Members of these four associations in the poultry value chain say they are at their wits’ end and will be forced to lay-off their staff and shut down farms if nothing is done, soonest, to address their challenges.
According to them, the troubles of the tourism, hospitality and education sectors have exposed them to serious operational difficulties, as many of their eggs stay in the farms with no buyers available.
“It is obvious to all of us that the hospitality sector is on its knees, the education sector is under a partial lock down as well – and this has affected the school feeding programme which used lots of eggs. It is a no-brainer that poultry farmers are going to find it difficult during these times of imposed restriction to stop the spread of COVID-19 in the country.

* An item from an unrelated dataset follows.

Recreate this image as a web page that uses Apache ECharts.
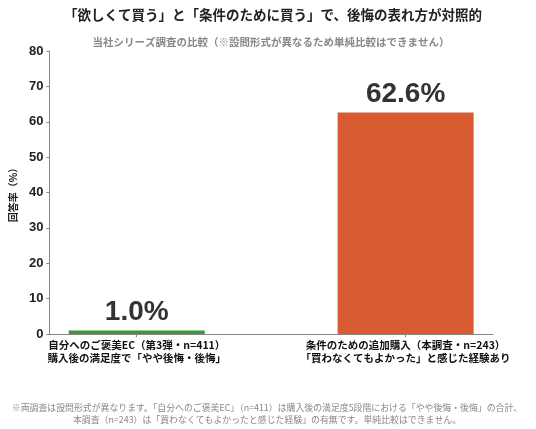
<!DOCTYPE html>
<html>
<head>
<meta charset="utf-8">
<title>ECharts</title>
<script src="https://cdn.jsdelivr.net/npm/echarts@6/dist/echarts.min.js"></script>
<style>
  html, body { margin: 0; padding: 0; background: #fff; }
  #main { width: 536px; height: 429px; }
</style>
</head>
<body>
<div id="main"></div>
<script type="text/javascript">
// data
var categories = [
  '自分へのご褒美EC（第3弾・n=411）\n購入後の満足度で「やや後悔・後悔」',
  '条件のための追加購入（本調査・n=243）\n「買わなくてもよかった」と感じた経験あり'
];
var positions = [0, 1];
var values = [1.0, 62.6];
var yTicks = [0, 10, 20, 30, 40, 50, 60, 70, 80];

var barColors = ['#3a973a', '#d95b32'];
var jp = "'Noto Sans CJK JP', sans-serif";
var num = "'Liberation Sans', 'Noto Sans CJK JP', sans-serif";

var myChart = echarts.init(document.getElementById('main'));

var option = {
  backgroundColor: '#fff',
  animation: false,
  title: [{
    text: '「欲しくて買う」と「条件のために買う」で、後悔の表れ方が対照的',
    left: 268, top: 3, textAlign: 'center',
    textStyle: { fontFamily: jp, fontSize: 13.5, fontWeight: 'bold', color: '#222' }
  }, {
    text: '当社シリーズ調査の比較（※設問形式が異なるため単純比較はできません）',
    left: 266, top: 32, textAlign: 'center',
    textStyle: { fontFamily: jp, fontSize: 10.5, fontWeight: 'bold', color: '#888' }
  }, {
    text: '※両調査は設問形式が異なります。「自分へのご褒美EC」（n=411）は購入後の満足度5段階における「やや後悔・後悔」の合計、\n本調査（n=243）は「買わなくてもよかったと感じた経験」の有無です。単純比較はできません。',
    left: 262, top: 397, textAlign: 'center',
    textStyle: { fontFamily: jp, fontSize: 8.9, fontWeight: 'normal', color: '#888', lineHeight: 12 }
  }],
  grid: { left: 44, right: 43, top: 51, bottom: 95 },
  xAxis: {
    type: 'value',
    min: -0.325,
    max: 1.325,
    splitLine: { show: false },
    axisLine: { show: true, onZero: false, lineStyle: { color: '#888' } },
    axisTick: { show: true, customValues: positions, length: 3, lineStyle: { color: '#888' } },
    axisLabel: {
      customValues: positions,
      margin: 5,
      fontFamily: jp, fontSize: 10.5, fontWeight: 'bold', color: '#111', lineHeight: 13,
      formatter: function (v) { return categories[Math.round(v)]; }
    }
  },
  yAxis: {
    type: 'value',
    min: yTicks[0],
    max: yTicks[yTicks.length - 1],
    interval: 10,
    name: '回答率（%）',
    nameLocation: 'middle',
    nameGap: 31,
    nameTextStyle: { fontFamily: jp, fontSize: 10, fontWeight: 'bold', color: '#222' },
    splitLine: { show: false },
    axisLine: { show: true, onZero: false, lineStyle: { color: '#888' } },
    axisTick: { show: true, length: 3, lineStyle: { color: '#888' } },
    axisLabel: { margin: 6, fontFamily: num, fontSize: 13, fontWeight: 'bold', color: '#222' }
  },
  series: [{
    type: 'bar',
    barWidth: 136,
    data: values.map(function (v, i) {
      return { value: [positions[i], v], itemStyle: { color: barColors[i] } };
    }),
    label: {
      show: true,
      position: 'top',
      distance: 4,
      fontFamily: num, fontSize: 28, fontWeight: 'bold', color: '#333',
      formatter: function (p) { return p.value[1].toFixed(1) + '%'; }
    }
  }]
};

myChart.setOption(option);
</script>
</body>
</html>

We are therefore in trouble, big trouble,” the president of WIPVAC, Victoria Norgbey, told the B&FT.
Players in the sector are therefore reiterating a call for government to intervene. They are asking for some pragmatic directives to ensure the Form Three SHS students who will be resuming school will be made to take one egg a day to help reduce the number of eggs which may go waste due to their perishable nature.

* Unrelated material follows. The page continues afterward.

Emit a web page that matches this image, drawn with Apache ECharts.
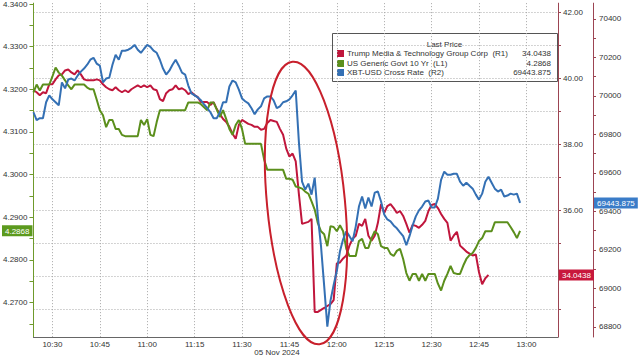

They are also asking government take the bold decision to regulate poultry importation, so that farmers can move into the broiler business to sustain their operation. They said the regulation should ensure that a minimum 40 percent of the market share will be controlled by local producers – as was the objective under the ‘Broiler Project’ by government that never took off.
According to farmers, the influx of those poultry products – whose sources and quality could not be ascertained – is not only killing the local poultry industry but also poses a health threat to the consuming public.
The GNPFA is also warning that the development will trickle down to affect gains chalked up in the production of maize under the Planting for Food and Jobs, if measures are not put in place to address the challenge.
“Things are terrible. Sometimes we look at the surface of it and make it look like it is not alarming; but if you look at how it trickles down to even the maize farmers, then you get a better picture. If the eggs are not sold, we can have a situation where we throw the eggs away – meaning production cost has gone down the drain.
“This means we can’t pay for the feed that was given to the birds; and if that happens, we are not going to get money to even buy the feed. So, the man who is producing maize will not have a market. It is terrible. If we are not able to market and let the eggs go waste, the industry is going to collapse,” the Chief Executive Officer of AGLOW Farms and member of GNPFA told this paper.
He added that: “If you look at maize that is produced, over 70 percent is consumed by the poultry industry. If poultry is not functioning, maize will not have any market.”
Players in the sector also want individuals to increase their intake of eggs as they begin a ‘One Day, One Egg’ campaign. The campaign will talk to the health benefits of eggs and how they are great immune-boosters in this time of COVID-19. They also calling on corporate Ghana to help alleviate their plight by donating more eggs for vulnerable groups to help boost their immune systems.